Though Harrow County sees its share of cattle mutilation and the soiled linens of a hanged woman, artist Tyler Crook’s most striking use of blood is in the thrumming capillaries beneath the face of a vibrant and vital young girl. In contrast to her general pallor, Emmy’s cheeks and the tip of her nose blush like the rusty leaves of her father’s farm in peak autumn. As with any pastoral community, Harrow County is a place where the cycle of living and dying is both deeply felt and quietly accepted. Pa, his face likely reddened more from drink and Indian summer, is quick to write-off a newborn calf as doomed. But like the richest hues high in the trees and carpeting the fields, Emmy isn’t so eager to give in to the harsh realities of winter. She names the calf, and is there ever a more powerful affirmation of value than to name something? Is there any more potent an incantation? Harrow County is hauntingly beautiful in every sense, from the colorful landscape in its last and most spectacular surge of color before the frost comes, to Emmy’s psychedelic nightmare of a cursed oak “shrouded in scuppernong vines, its black branches vanished into the darkness, almost as if growing into the night itself.” Cullen Bunn (The Sixth Gun, Magneto) cut his teeth in horror fiction, and his innate knack for descriptive writing and atmosphere continues to serve him well in comics. Never skip a caption box in a Bunn book, or you’re missing out on poetry just as scenic and detailed as the accompanying visuals. That Crook’s paints combine with those words, the reader is assured a rich and sensory experience, ideal for a tale so steeped in natural themes. Both this series and the ongoing Wytches from Scott Snyder and Jock succeed in enlivening a classic trope by focusing on that fundamental tie between witches and the mysteries of the natural world. Though very different books, they both begin with wounded trees, and also examine trials of womanhood, of women under suspicion through the paranoia of men. Pa loves his daughter and looks on her with awe, but it is clear that he fears what she may become, what powers she may drawn upon.
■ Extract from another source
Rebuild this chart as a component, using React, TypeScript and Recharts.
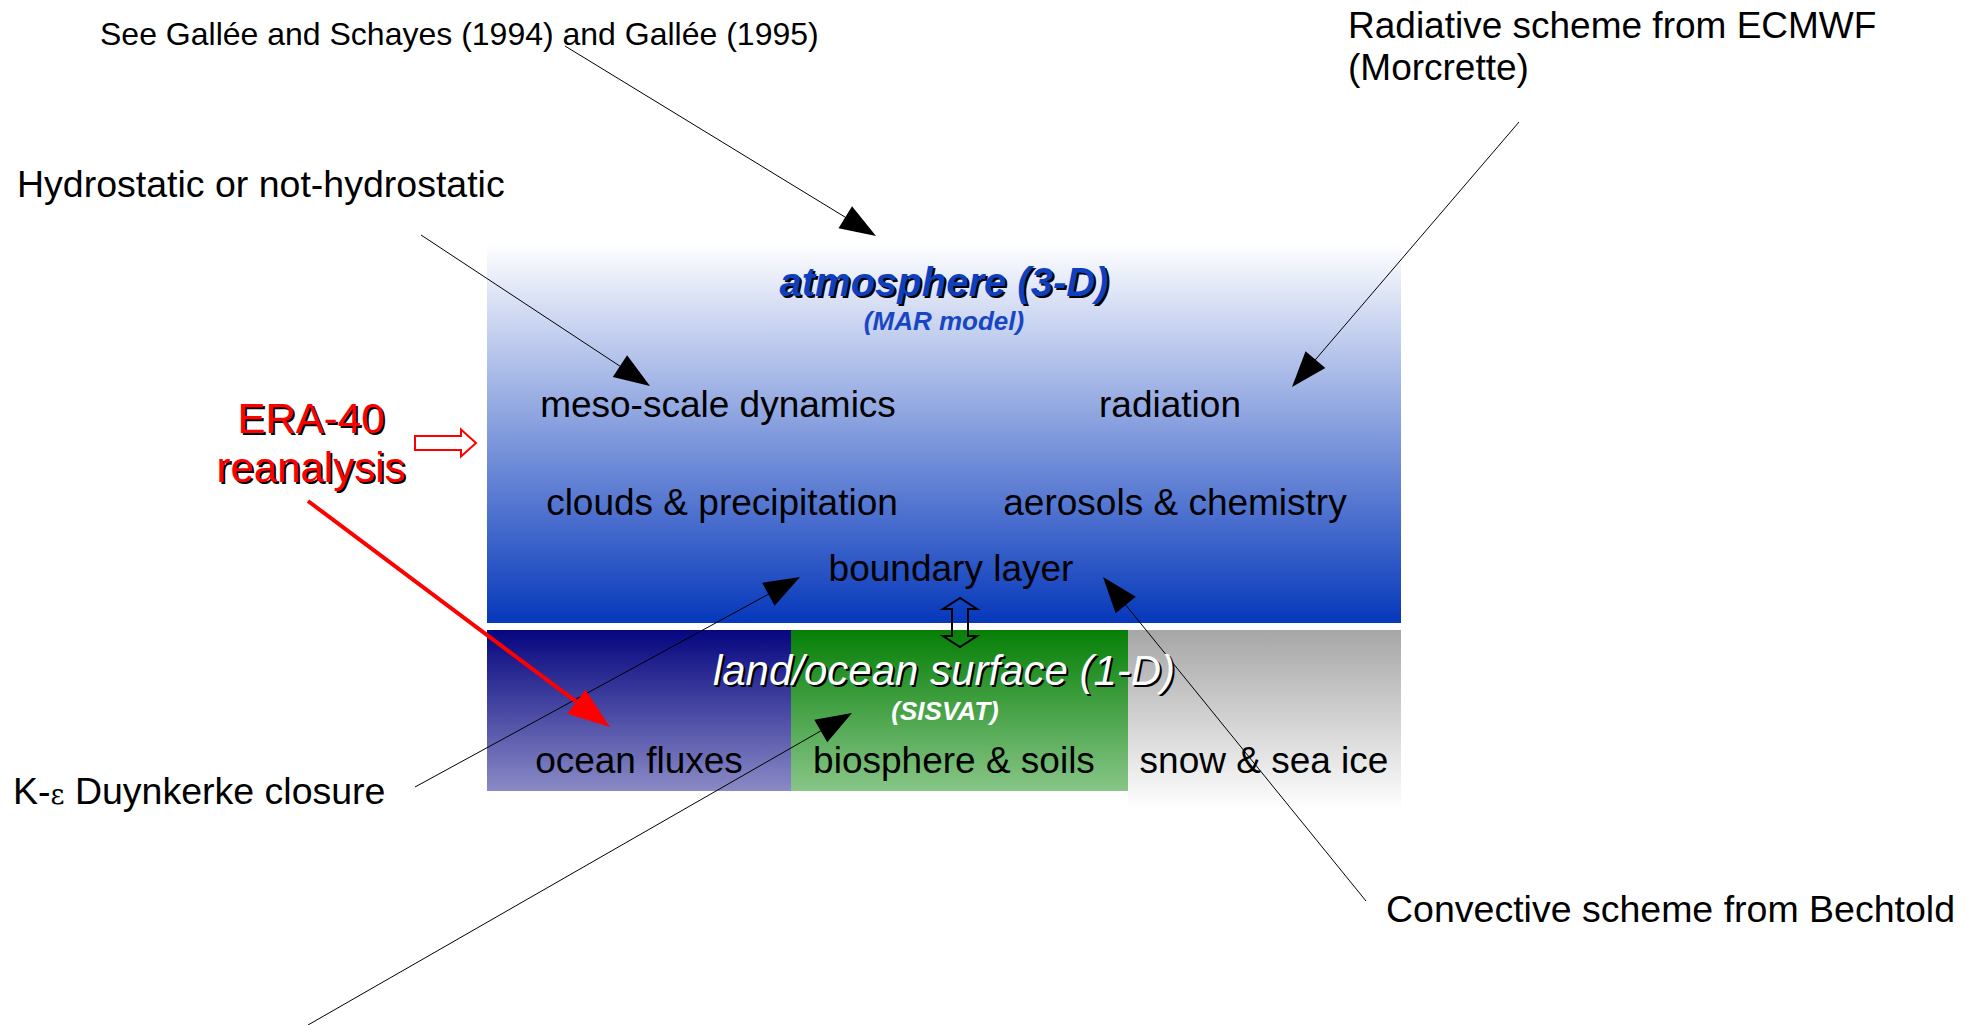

  There is another striking use of blood towards the end of this first chapter, and that it is so alarming and unsettling is testament to the restraint of the book, both on the script level and in the final rendering. In another horror book from this year or any other, the scene might be just any other panel of gruesome imagery in a sea of carnage. This moment feels true. It feels like a snapped twig along a silent hike, the sheer and sudden dissolution of tranquility. Something broken. I was deeply impressed with how affecting it was, showing in retrospect how deeply immersed I’d become with this story. We’re often numb to “horror” in its genre form, enjoying it more for the jollies than the jitters. Then something like Harrow Country comes along and remember that blood isn’t paint, but life. Harrow County #1 by Cullen Bunn and Tyler Crook arrives May 13 from Dark Horse.